Airbnb has taken the first steps to filing for a proposed initial public offering.
The San Francisco-based company “confidentially submitted a draft Registration Statement on Form S-1 to the Securities and Exchange Commission,” it says on its website.
How many shares will be offered and what they’ll cost is to-be-determined.
The SEC now has to review the proposal.
Airbnb’s private valuation is reportedly $26 billion, down from $31 billion before the global COVID-19 pandemic decimated the travel industry.
After people started sheltering in place, the company introduced Online Experiences in April to keep those stuck at home entertained with activities such as scavenger hunts, coffee master classes, magic shows, cooking demos, and fitness workouts.
Airbnb also has reported the growing popularity of rural properties in areas with fewer than 100 inhabitants per kilometer. Hosts in those rural areas earned more than $200 million in June, a jump of more than 25% over the same month in 2019.

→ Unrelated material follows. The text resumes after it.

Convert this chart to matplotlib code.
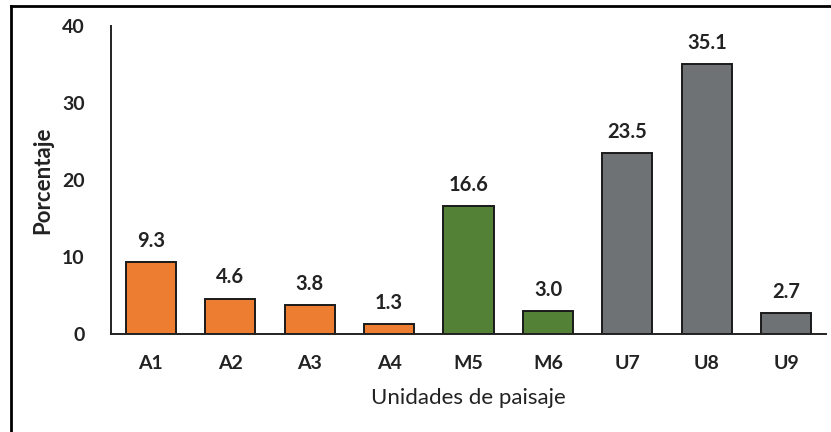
import matplotlib.pyplot as plt
from matplotlib.lines import Line2D

# porcentaje por unidad de paisaje
unidades = ['A1', 'A2', 'A3', 'A4', 'M5', 'M6', 'U7', 'U8', 'U9']
porcentaje = [9.3, 4.6, 3.8, 1.3, 16.6, 3.0, 23.5, 35.1, 2.7]
grupo = ['A', 'A', 'A', 'A', 'M', 'M', 'U', 'U', 'U']
colores = {'A': '#ED7D31', 'M': '#538135', 'U': '#6F7275'}

plt.rcParams['font.family'] = ['Lato', 'DejaVu Sans']

fig = plt.figure(figsize=(8.31, 4.32), dpi=100)
ax = fig.add_axes([0.1336, 0.2269, 0.8604, 0.7129])

x = range(len(unidades))
bars = ax.bar(x, porcentaje, width=0.63, color=[colores[g] for g in grupo],
              edgecolor='#1a1a1a', linewidth=1.4)

for b, v in zip(bars, porcentaje):
    ax.annotate(f'{v:.1f}', (b.get_x() + b.get_width() / 2, v),
                xytext=(0, 8), textcoords='offset points',
                ha='center', va='bottom', fontsize=14.5, fontweight='bold',
                color='#222222')

ax.set_xlim(-0.5, 8.5)
ax.set_ylim(0, 40)
ax.set_yticks([0, 10, 20, 30, 40])
ax.set_xticks(list(x))
ax.set_xticklabels(unidades)
ax.tick_params(axis='both', length=0, labelsize=14, colors='#222222')
ax.tick_params(axis='y', pad=19)
ax.tick_params(axis='x', pad=15)
for lab in ax.get_xticklabels() + ax.get_yticklabels():
    lab.set_fontweight('bold')

for s in ['top', 'right']:
    ax.spines[s].set_visible(False)
ax.spines['left'].set_linewidth(1.4)
ax.spines['bottom'].set_linewidth(1.4)
ax.spines['left'].set_color('#222222')
ax.spines['bottom'].set_color('#222222')

ax.set_xlabel('Unidades de paisaje', fontsize=16, color='#222222', labelpad=12)
ax.set_ylabel('Porcentaje', fontsize=16, fontweight='bold', color='#222222', labelpad=6)

# marco exterior
fig.add_artist(Line2D([11 / 831, 11 / 831], [0, 1 - 6 / 432], transform=fig.transFigure,
                      color='black', linewidth=2))
fig.add_artist(Line2D([11 / 831, 1], [1 - 6 / 432, 1 - 6 / 432], transform=fig.transFigure,
                      color='black', linewidth=2))

fig.savefig('out.png', dpi=100)
plt.close(fig)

However, in May, cofounder and CEO Brian Chesky announced plans to lay off close to 1,900 employees, or an estimated one-quarter of the company’s workforce.

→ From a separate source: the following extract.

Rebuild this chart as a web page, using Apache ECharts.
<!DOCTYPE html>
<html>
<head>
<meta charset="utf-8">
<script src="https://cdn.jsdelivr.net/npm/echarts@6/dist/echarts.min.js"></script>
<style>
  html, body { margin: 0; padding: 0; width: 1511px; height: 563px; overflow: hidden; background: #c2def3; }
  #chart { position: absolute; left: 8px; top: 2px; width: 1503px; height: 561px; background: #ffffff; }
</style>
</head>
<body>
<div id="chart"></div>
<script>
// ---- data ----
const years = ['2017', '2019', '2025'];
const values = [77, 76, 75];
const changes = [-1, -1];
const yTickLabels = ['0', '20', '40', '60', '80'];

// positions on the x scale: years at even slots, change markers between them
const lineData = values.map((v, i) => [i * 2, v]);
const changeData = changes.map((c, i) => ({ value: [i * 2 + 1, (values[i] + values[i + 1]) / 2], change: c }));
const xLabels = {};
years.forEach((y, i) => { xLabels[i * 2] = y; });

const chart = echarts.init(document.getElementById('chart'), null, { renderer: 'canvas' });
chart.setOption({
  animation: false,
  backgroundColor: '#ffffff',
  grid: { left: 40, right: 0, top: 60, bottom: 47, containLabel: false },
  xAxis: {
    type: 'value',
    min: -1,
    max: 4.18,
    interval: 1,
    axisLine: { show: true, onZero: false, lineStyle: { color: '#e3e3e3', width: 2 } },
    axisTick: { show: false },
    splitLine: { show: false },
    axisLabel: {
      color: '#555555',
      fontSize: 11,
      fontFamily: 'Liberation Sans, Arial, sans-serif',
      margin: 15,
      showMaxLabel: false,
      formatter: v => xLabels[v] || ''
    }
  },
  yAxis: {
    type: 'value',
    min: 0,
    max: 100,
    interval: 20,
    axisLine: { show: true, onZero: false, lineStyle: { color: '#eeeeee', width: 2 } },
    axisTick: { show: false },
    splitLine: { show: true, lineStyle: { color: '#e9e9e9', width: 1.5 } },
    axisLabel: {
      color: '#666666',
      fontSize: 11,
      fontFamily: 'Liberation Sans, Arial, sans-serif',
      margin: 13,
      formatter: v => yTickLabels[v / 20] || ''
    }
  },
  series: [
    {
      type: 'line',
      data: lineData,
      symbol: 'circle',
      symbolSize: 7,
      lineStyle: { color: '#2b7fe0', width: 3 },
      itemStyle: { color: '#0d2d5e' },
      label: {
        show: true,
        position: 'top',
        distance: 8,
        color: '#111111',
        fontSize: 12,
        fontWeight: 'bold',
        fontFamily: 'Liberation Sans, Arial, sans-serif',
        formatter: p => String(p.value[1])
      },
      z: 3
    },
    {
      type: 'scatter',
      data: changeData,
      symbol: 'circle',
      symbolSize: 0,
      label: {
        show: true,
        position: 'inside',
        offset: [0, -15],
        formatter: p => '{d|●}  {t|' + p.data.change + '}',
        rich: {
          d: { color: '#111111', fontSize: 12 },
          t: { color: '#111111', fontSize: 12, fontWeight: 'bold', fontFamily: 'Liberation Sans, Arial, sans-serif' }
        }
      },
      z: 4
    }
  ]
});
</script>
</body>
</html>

Changes are already underway
This morning, less than 24 hours after the IPO news, Airbnb announced a global party ban, citing public health concerns. The new rules, which apply to all future bookings and are in place until further notice, means large homes that previously listed as able to accommodate more than 16 people will now be capped at 16, though the company is exploring an exception process for hospitality venues, like boutique hotels. People who fail to abide by the new no-party policy could be banned from Airbnb and sued.
“Some have chosen to take bar and club behavior to homes, sometimes rented through our platform,” the company said in its announcement. “We think such conduct is incredibly irresponsible—we do not want that type of business, and anyone engaged in or allowing that behavior does not belong on our platform.”